Shady Secrecy Shrouds Conservative PAC Pouring Money Into State Races
A pair of Ohio lawmakers are waging legal battles against a secretive super PAC pouring hundreds of thousands of dollars in dark money into a handful of statehouse contests around the country. Documentation obtained exclusively by PAY DIRT sheds new light on how the group’s sole funder has attempted to navigate federal tax and election laws in an effort to keep the sources of that money secret.

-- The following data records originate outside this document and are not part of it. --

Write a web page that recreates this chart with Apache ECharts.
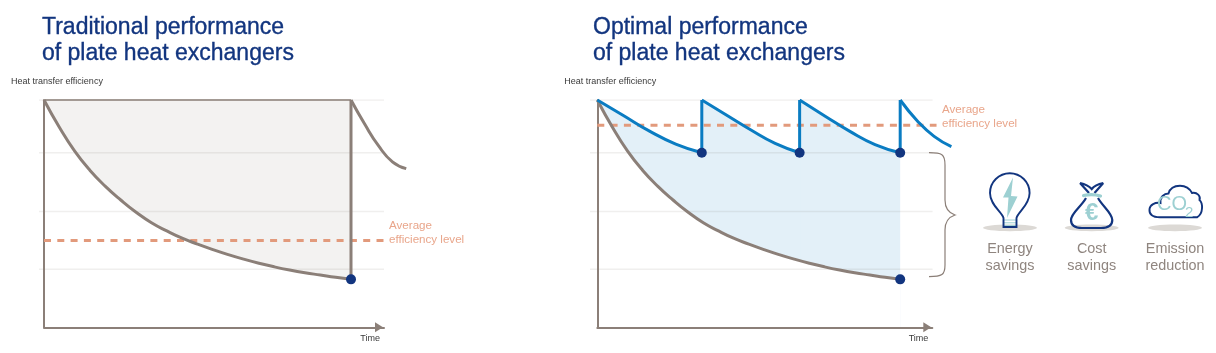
<!DOCTYPE html>
<html><head><meta charset="utf-8">
<style>html,body{margin:0;padding:0;background:#fff}#c{width:1216px;height:353px}</style>
<script src="https://cdn.jsdelivr.net/npm/echarts@6/dist/echarts.min.js"></script>
</head><body><div id="c"></div>
<script>
// ---- data ----
const gridLevels = [100, 76.8, 51, 25.5];
const decayT = [0, 5, 10, 15, 20, 25, 30, 35, 40, 45, 50, 55, 60, 65, 70, 75, 80, 85, 90, 95, 100];
const decayV = [100, 88, 77.5, 69, 62, 56, 50.6, 46, 42.4, 39.2, 36.6, 34.2, 32, 30, 28.2, 26.6, 25.2, 24, 23, 22, 21.1];
const leftRestartT = [100, 104.5, 109, 113.5, 118];
const leftRestartV = [100, 89.3, 79.8, 72.8, 69.8];
const leftAverage = 38.2;
const rightAverage = 88.9;
const cycleT = [
  [0, 8.6, 17.25, 25.9, 34.5],
  [34.5, 42.6, 50.6, 58.7, 66.8],
  [66.8, 75.1, 83.4, 91.7, 100],
  [100, 105.6, 111.2, 116.9]
];
const cycleV = [
  [100, 93.2, 86.3, 80.6, 76.8],
  [100, 93.4, 86.9, 80.9, 76.8],
  [100, 93, 86.2, 80.4, 76.8],
  [100, 90.9, 84, 79.5]
];
const titleLeft = 'Traditional performance\nof plate heat exchangers';
const titleRight = 'Optimal performance\nof plate heat exchangers';
const yName = 'Heat transfer efficiency';
const xName = 'Time';
const avgLabel = 'Average\nefficiency level';
const benefits = [['Energy\nsavings', 1010], ['Cost\nsavings', 1091.7], ['Emission\nreduction', 1175]];

// ---- style ----
const NAVY = '#12357f', GREY = '#8b7f78', BLUE = '#0a7cc2', ORANGE = '#e29a7c',
      ORANGE_T = '#e9a68b', TEAL = '#9dd0d2', FONT = '"Liberation Sans", Arial, sans-serif';
const zip = (a, b) => a.map((x, i) => [x, b[i]]);
const base = { type: 'line', showSymbol: false, silent: true, animation: false };
const SMOOTH = { smooth: 0.5 };

// visible axes occupy [x0, x0 + w]; the data grids share their scale but reach further on both sides
const PANELS = [
  { x0: 44, w: 340, xEnd: 110.75 },
  { x0: 597.3, w: 335, xEnd: 110.6 }
];
const TOP = 100, H = 227.3, PAD_L = 12, PAD_R = 36;
const hidden = { show: false };
const dataGrids = PANELS.map(s => ({ left: s.x0 - PAD_L, top: TOP, width: s.w + PAD_L + PAD_R, height: H, outerBoundsMode: 'none' }));
const axisGrids = PANELS.map(s => ({ left: s.x0, top: TOP, width: s.w, height: H, outerBoundsMode: 'none' }));
const axisLine = { lineStyle: { color: GREY, width: 2 } };
const xAxes = [
  ...PANELS.map((s, i) => {
    const u = s.xEnd / s.w;
    return { type: 'value', gridIndex: i, min: -PAD_L * u, max: s.xEnd + PAD_R * u, show: false, scale: true };
  }),
  ...PANELS.map((s, i) => ({
    type: 'value', gridIndex: i + 2, min: 0, max: s.xEnd, z: 4,
    axisLabel: hidden, axisTick: hidden, splitLine: hidden,
    axisLine: { ...axisLine, onZero: false, symbol: ['none', 'triangle'], symbolSize: [10, 8], symbolOffset: [0, -5] },
    name: xName, nameLocation: 'end', nameGap: -4,
    nameTextStyle: { color: '#3a3a3a', fontFamily: FONT, fontSize: 9, align: 'right', verticalAlign: 'top', padding: [7, 0, 0, 0] }
  }))
];
const yAxes = [
  ...PANELS.map((s, i) => ({ type: 'value', gridIndex: i, min: 0, max: 100, show: false })),
  ...PANELS.map((s, i) => ({
    type: 'value', gridIndex: i + 2, min: 0, max: 100, z: 4,
    axisLabel: hidden, axisTick: hidden, splitLine: hidden,
    axisLine: { ...axisLine, onZero: false },
    name: yName, nameLocation: 'end', nameGap: 18,
    nameTextStyle: { color: '#3a3a3a', fontFamily: FONT, fontSize: 9, align: 'left', verticalAlign: 'middle', padding: [0, 0, 0, -33] }
  }))
];

const series = [];
const add = (i, o) => series.push({ ...base, xAxisIndex: i, yAxisIndex: i, ...o });
const gridX = [[-1.63, 110.75], [-2.4, 110.7]];
[0, 1].forEach(i => gridLevels.forEach(v => add(i, {
  z: 3, data: [[gridX[i][0], v], [gridX[i][1], v]],
  lineStyle: { color: 'rgba(110,100,90,0.10)', width: 1.5 }
})));

// left panel
const last = decayV[decayV.length - 1];
add(0, { z: 1, data: zip(decayT, decayV), ...SMOOTH, lineStyle: { width: 0 }, areaStyle: { color: '#f3f2f1', origin: 'end', opacity: 1 } });
add(0, { z: 5, data: [[0, 100], [100, 100]], lineStyle: { color: '#a39a94', width: 2 } });
add(0, { z: 5, data: [[0, leftAverage], [110.75, leftAverage]], lineStyle: { color: ORANGE, width: 3, type: [7, 6.3] } });
add(0, { z: 6, data: zip(decayT, decayV), ...SMOOTH, lineStyle: { color: GREY, width: 3 } });
add(0, { z: 6, data: [[100, last], [100, 100]], lineStyle: { color: GREY, width: 3 } });
add(0, { z: 6, data: zip(leftRestartT, leftRestartV), ...SMOOTH, lineStyle: { color: GREY, width: 3 } });
series.push({ type: 'scatter', xAxisIndex: 0, yAxisIndex: 0, silent: true, z: 8, symbolSize: 10, itemStyle: { color: NAVY, opacity: 1 }, data: [[100, last]] });

// right panel: light-blue area under the saw-tooth, then white mask under the decay curve
cycleT.slice(0, 3).forEach((t, k) => {
  add(1, { z: 1, data: zip(t, cycleV[k]), ...SMOOTH, lineStyle: { width: 0 }, areaStyle: { color: '#e3f0f8', opacity: 1, origin: 'start' } });
  if (k) add(1, { z: 1, data: [[t[0], 0], [t[0], 100]], lineStyle: { color: '#e3f0f8', width: 1.5 } });
});
add(1, { z: 2, data: zip(decayT, decayV), ...SMOOTH, lineStyle: { width: 0 }, areaStyle: { color: '#ffffff', opacity: 1, origin: 'start' } });
add(1, { z: 5, data: [[0, rightAverage], [112, rightAverage]], lineStyle: { color: ORANGE, width: 3, type: [7, 6.3] } });
add(1, { z: 6, data: zip(decayT, decayV), ...SMOOTH, lineStyle: { color: GREY, width: 3 } });
cycleT.forEach((t, k) => {
  add(1, { z: 7, data: zip(t, cycleV[k]), ...SMOOTH, lineStyle: { color: BLUE, width: 3 } });
  if (k) add(1, { z: 7, data: [[t[0], 100], [t[0], cycleV[k - 1][cycleV[k - 1].length - 1]]], lineStyle: { color: BLUE, width: 3 } });
});
series.push({ type: 'scatter', xAxisIndex: 1, yAxisIndex: 1, silent: true, z: 8, symbolSize: 10, itemStyle: { color: NAVY, opacity: 1 },
  data: cycleT.slice(0, 3).map((t, k) => [t[t.length - 1], cycleV[k][t.length - 1]]).concat([[100, last]]) });

// ---- brace and icons (custom series, pixel space) ----
const p = (d, s) => ({ type: 'path', shape: { pathData: d }, style: { fill: 'none', ...s } });
const iconPaths = [
  p('M929 152.7 C942 152.7 945 154 945 165 L945 200 C945 209 949 213 955 215 C949 217 945 221 945 230 L945 265 C945 275 942 276.7 929 276.7', { stroke: GREY, lineWidth: 1.2 }),
  // bulb
  p('M1013 177.5 L1003 197.5 L1008.5 197.5 L1007 218 L1017.5 196.5 L1011 196 Z', { fill: TEAL }),
  p('M1004 220 L1016 220 M1004 222.8 L1016 222.8 M1004 225.4 L1016 225.4', { stroke: TEAL, lineWidth: 1 }),
  p('M1003.5 227 L1003.5 218 C1002 212 990 205 990 193 A19.8 19.8 0 1 1 1029.6 193 C1029.6 205 1018 212 1016.5 218 L1016.5 227 Z', { stroke: NAVY, lineWidth: 1.9 }),
  // bag
  p('M1086 198 C1081 207 1071 213 1071 220 C1071 226 1076 228 1082 228 L1101 228 C1107 228 1112.3 226 1112.3 220 C1112.3 213 1103 207 1098 198', { stroke: NAVY, lineWidth: 2.2 }),
  p('M1080 183 L1089 193 M1103.3 183 L1094.5 193 M1080 183 C1085 184 1089 186 1091.7 189 C1094 186 1098 184 1103.3 183', { stroke: NAVY, lineWidth: 2.2 }),
  p('M1083.5 195.5 C1088 194.5 1096 194.5 1100.5 196', { stroke: TEAL, lineWidth: 3.2, lineCap: 'round' }),
  // cloud
  p('M1160 217.3 C1152 217.3 1149 214 1149.5 209 C1150 205 1155 202 1160.5 203 C1160 197 1164 193.5 1168.5 193.5 C1170 188 1175 185.7 1180 185.7 C1186 185.7 1190 189 1192 193 C1197 192 1201 196 1199.5 200 C1203 203 1203.5 214 1197 217.3 Z', { stroke: NAVY, lineWidth: 1.9 })
];
series.push({ type: 'custom', coordinateSystem: 'none', silent: true, z: 20, data: [0],
  renderItem: () => ({ type: 'group', children: iconPaths }) });

// ---- text ----
const txt = (x, y, text, s) => ({ type: 'text', x, y, silent: true, z: 21, style: { text, fontFamily: FONT, ...s } });
const shadow = cx => ({ type: 'ellipse', silent: true, z: 0, shape: { cx, cy: 227.8, rx: 27, ry: 3.4 }, style: { fill: '#dcd9d5' } });
const graphic = [
  txt(389, 218.5, avgLabel, { fill: ORANGE_T, fontSize: 11.6, lineHeight: 14 }),
  txt(942, 102.5, avgLabel, { fill: ORANGE_T, fontSize: 11.6, lineHeight: 14 }),
  shadow(1010), shadow(1091.7), shadow(1175),
  txt(1091.7, 213, '€', { fill: TEAL, fontSize: 24, fontWeight: 'bold', align: 'center', verticalAlign: 'middle' }),
  txt(1157, 204.5, 'CO', { fill: TEAL, fontSize: 20, verticalAlign: 'middle' }),
  txt(1185, 212.5, '2', { fill: TEAL, fontSize: 15, verticalAlign: 'middle' }),
  ...benefits.map(b => txt(b[1], 240, b[0], { fill: '#8f857f', fontSize: 14.4, lineHeight: 17.5, align: 'center' }))
];

const titleStyle = { color: NAVY, fontFamily: FONT, fontSize: 23, fontWeight: 'normal', lineHeight: 26, textBorderColor: NAVY, textBorderWidth: 0.35 };
const chart = echarts.init(document.getElementById('c'), null, { renderer: 'canvas' });
chart.setOption({
  animation: false, backgroundColor: '#fff',
  title: [
    { text: titleLeft, left: 42, top: 15, padding: 0, textStyle: titleStyle },
    { text: titleRight, left: 593, top: 15, padding: 0, textStyle: titleStyle }
  ],
  grid: [...dataGrids, ...axisGrids], xAxis: xAxes, yAxis: yAxes, series, graphic
});
</script></body></html>
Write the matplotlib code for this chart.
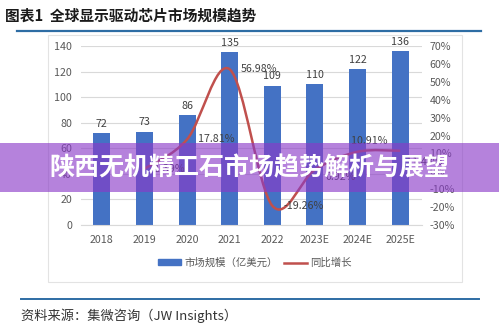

The Conservative Alliance PAC (CAPAC) is currently facing lawsuits from Ohio state representative Larry Householder, the statehouse’s former speaker, and Jim Trakas, a candidate for the state’s sixth house district. Both say they were defamed by CAPAC, charges the group denies. Householder’s lawsuit remains in Perry County, Ohio, while Trakas’s has been moved to a federal court in the state. Both lawsuits also name a number John Does as defendants, since it’s not entirely clear who is behind the group. CAPAC’s address is a P.O. box in Alexandria, Virginia, and its treasurer is Chris Marston, a Virginia election compliance attorney who is popular among conservative dark money-backed political groups.
The group also told the IRS that it planned to devote 60% of its budget to “public education” activities, including “press releases, press conferences, letters to the editor, websites, email, social media, television, radio, Internet advertising and direct mail and events.” But there’s no evidence that it’s done any of that. Those facts raise some serious red flags, according to ethics watchdogs. “It appears that CAPAC is a front to launder dark money from Prosperity Alliance into” political contests, wrote Brendan Fischer, the director of federal and FEC reform programs at the Campaign Legal Center.